Напомним в этой связи, что элеаты полностью исключали возможность осмысленных ложных высказываний и, как следствие этого, отрицали само существование небытия. Но если ложные высказывания все-таки возможны и, поэтому, «говорить что-то» не всегда означает «говорить истинное», то, следовательно, в некотором смысле небытие обязательно должно существовать. Ведь осмысленные ложные высказывания, согласно Платону, также не могут быть лишены своих «целей», своих «объектов», в которых они «реализуются»: «невозможно, чтобы речью была бы ни к чему не относящаяся речь»[16]. Поскольку Платон ограничивался анализом только экзистенциональных высказываний, в которых либо утверждается, либо отрицается существование каких-то объектов, то отношение отрицания, преобразующее конкретное высказывание в некоторое другое высказывание с противоположным значением истинности, переносилось им из сферы мышления и языка (речи) на область бытия, становясь, таким образом, соответствующей «объективной» онтологической взаимосвязью «вещей» или «объектов». Ясно, что если, например, взять некоторое высказывание A и его отрицание ~ A, то они будут относиться к разным фактам, к разным (хотя и необязательно противоположным

 

 

– 62 –

 

по своим свойствам) вещам или объектам.

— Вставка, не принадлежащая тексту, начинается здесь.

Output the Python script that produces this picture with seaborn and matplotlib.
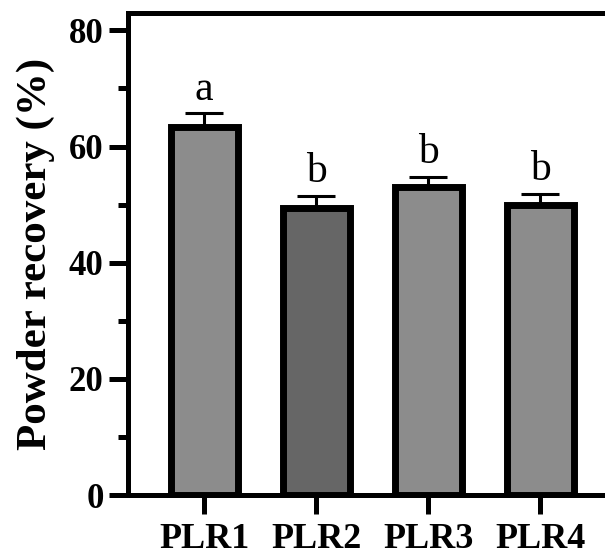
import numpy as np
import pandas as pd
import matplotlib
matplotlib.use("Agg")
import matplotlib.pyplot as plt
import seaborn as sns
from matplotlib.ticker import MultipleLocator

sns.set_style("ticks")
plt.rcParams['font.family'] = ['Liberation Serif', 'DejaVu Serif']
plt.rcParams['axes.edgecolor'] = 'black'
plt.rcParams['text.color'] = 'black'
plt.rcParams['axes.labelcolor'] = 'black'
plt.rcParams['xtick.color'] = 'black'
plt.rcParams['ytick.color'] = 'black'

samples = ['PLR1', 'PLR2', 'PLR3', 'PLR4']
recovery = [63.4, 49.5, 53.0, 49.9]
sd = [2.3, 2.0, 1.7, 1.9]
letters = ['a', 'b', 'b', 'b']
colors = ['#8c8c8c', '#666666', '#8c8c8c', '#8c8c8c']

df = pd.DataFrame({'sample': samples, 'recovery': recovery})

fig = plt.figure(figsize=(6.05, 5.57), dpi=100)
ax = fig.add_axes([0.2116, 0.1113, 0.807, 0.8654])

sns.barplot(data=df, x='sample', y='recovery', hue='sample', palette=colors,
            errorbar=None, width=0.6, edgecolor='black', linewidth=5,
            legend=False, ax=ax, zorder=3)

x = np.arange(len(samples))
ax.errorbar(x, recovery, yerr=[np.zeros(len(sd)), sd], fmt='none',
            ecolor='black', elinewidth=2.2, capsize=13.5, capthick=2.2, zorder=2)

for xi, m, s, lab in zip(x, recovery, sd, letters):
    ax.annotate(lab, (xi, m + s), xytext=(0, 10), textcoords='offset points',
                ha='center', va='baseline', fontsize=30)

ax.set_xlim(-0.68, 3.68)
ax.set_ylim(0, 83)
ax.yaxis.set_major_locator(MultipleLocator(20))
ax.yaxis.set_minor_locator(MultipleLocator(10))

for side in ['left', 'bottom', 'top']:
    ax.spines[side].set_linewidth(3.6)
ax.spines['right'].set_visible(False)

ax.tick_params(axis='y', which='major', length=13.5, width=3.6, pad=4,
               labelsize=25)
ax.tick_params(axis='y', which='minor', length=7, width=3.6)
ax.tick_params(axis='x', length=14, width=3.6, pad=6, labelsize=26)
for t in ax.get_xticklabels() + ax.get_yticklabels():
    t.set_fontweight('bold')

ax.set_xlabel('')
ax.set_ylabel('Powder recovery (%)', fontsize=31, fontweight='bold', labelpad=10)

plt.savefig('out.png', dpi=100)
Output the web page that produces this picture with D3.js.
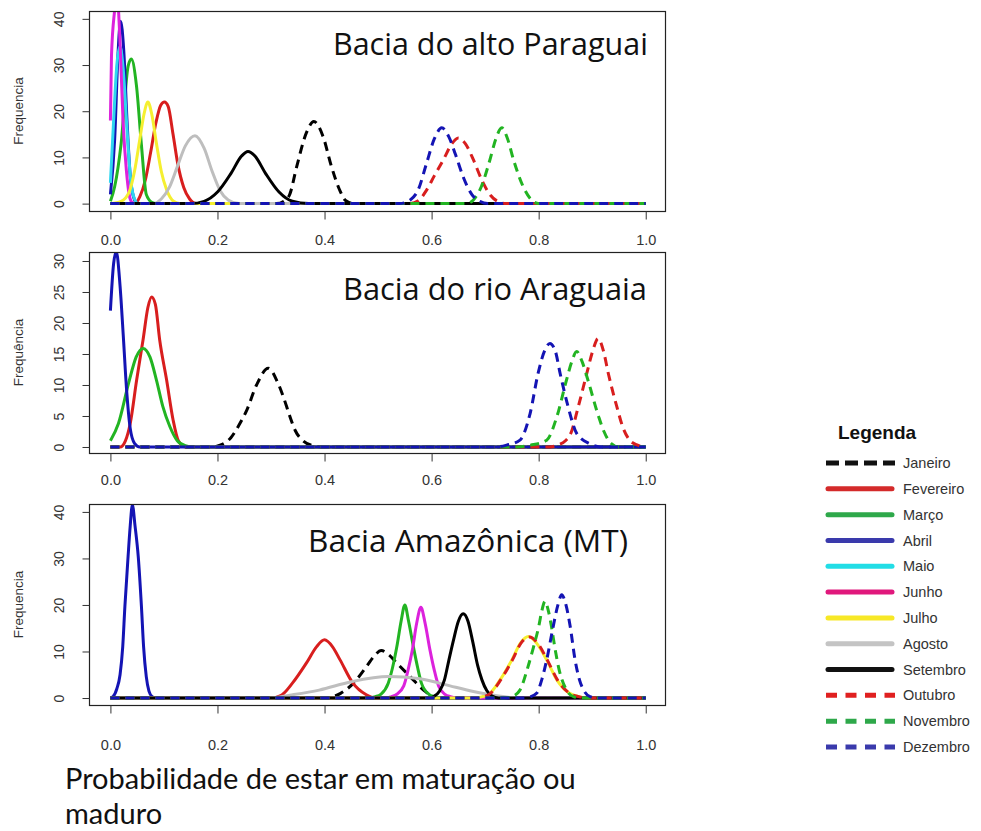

Поэтому осмысленные ложные высказывания, если их рассматривать как результат отрицания истинных высказываний, необходимо предполагают существование «иного» (allo) по отношению к бытию, т.е. небытия. Но, что немаловажно, само по себе небытие как нечто абсолютно противоположное и несвязанное с бытием, с этой точки зрения, вообще не существует, – как и ~ A, которое не существует, если не существует A, оно может существовать только в качестве «причастного» бытию «иного»: «само иное, как причастное бытию, существует благодаря этой причастности, хотя оно и не то, чему причастно. А иное, вследствие же того, что оно есть иное по отношению к бытию, оно – совершенно ясно – необходимо должно

быть небытием»[17].

Характерно, однако, что Платон, как это видно из текстов его диалогов, обычно не проводил какого-либо различия между «иным» (allo) и «другим» (heteron)[18]. Означает ли это, что он действительно не различал полученное в результате отрицания A прямо противоположное ему высказывание ~ A и, например, элементарное высказывание B, которое обозначает нечто отличное от того, к чему относится высказывание A ?[19] По сути дела это было бы равносильно подмене контрадикторного отношения (т.е. отношения противоположностей между A и ~ A) отношением различия (между A и B). Но ведь только благодаря этой «подмене» ему удалось переинтерпретировать смысл введенного элеатами понятия небытия, рассматривая его уже не как нечто диаметрально противоположное бытию, абсолютно несвязанное с ним и потому «несуществующее» и словесно невыразимое, а как взаимосвязанное с бытием «другое», как «причастное» бытию. Ход рассуждений Платона можно реконструировать, на наш взгляд, достаточно правдоподобно, если принять во внимание, что отрицательное высказывание ~ A не говорит ничего определенного о конкретных объектах небытия, если их множество бесконечно, но которые, с его точки зрения, это высказывание обязательно должно «достигать». Поэтому «иное» как абсолютно противоположное бытию (т.е. ~ A) – это, по мысли Платона, небытие элеатов, небытие Парменида, о котором ничего нельзя сказать и невозможно рассуждать, и которое в силу этого абсолютно непознаваемо[20]. Однако дело коренным образом меняется, если допустить, что ~ A≡B, так как, заменив отрицательное высказывание ~ A на утвердительное высказывание B, мы получаем в результате возможность говорить о чем-то конкретном «другом» как «о существующем, отличном от существующего»[21]. Только при этом условии можно «соединять» высказывания A и B в сложное высказывание (например, A&B) без нарушения логического закона непротиворечия,

 

 

– 63 –

 

как это произошло бы в случае высказываний A и ~ A. Более того, любая мысль, любое высказывание, согласно Платону, возникает только благодаря «взаимному переплетению идей», благодаря «сочетанию» субъекта и предиката, где предикат есть нечто отличное от субъекта, нетождественное ему «другое». Если бы такого отношения (т.е. отношения предикации, соотнесенности) между «одним» и «другим» не существовало, рассуждал Платон, то не существовало бы и «логоса», высказывания (речи), ничего нельзя было бы ни сказать об «одном», ни познать его[22].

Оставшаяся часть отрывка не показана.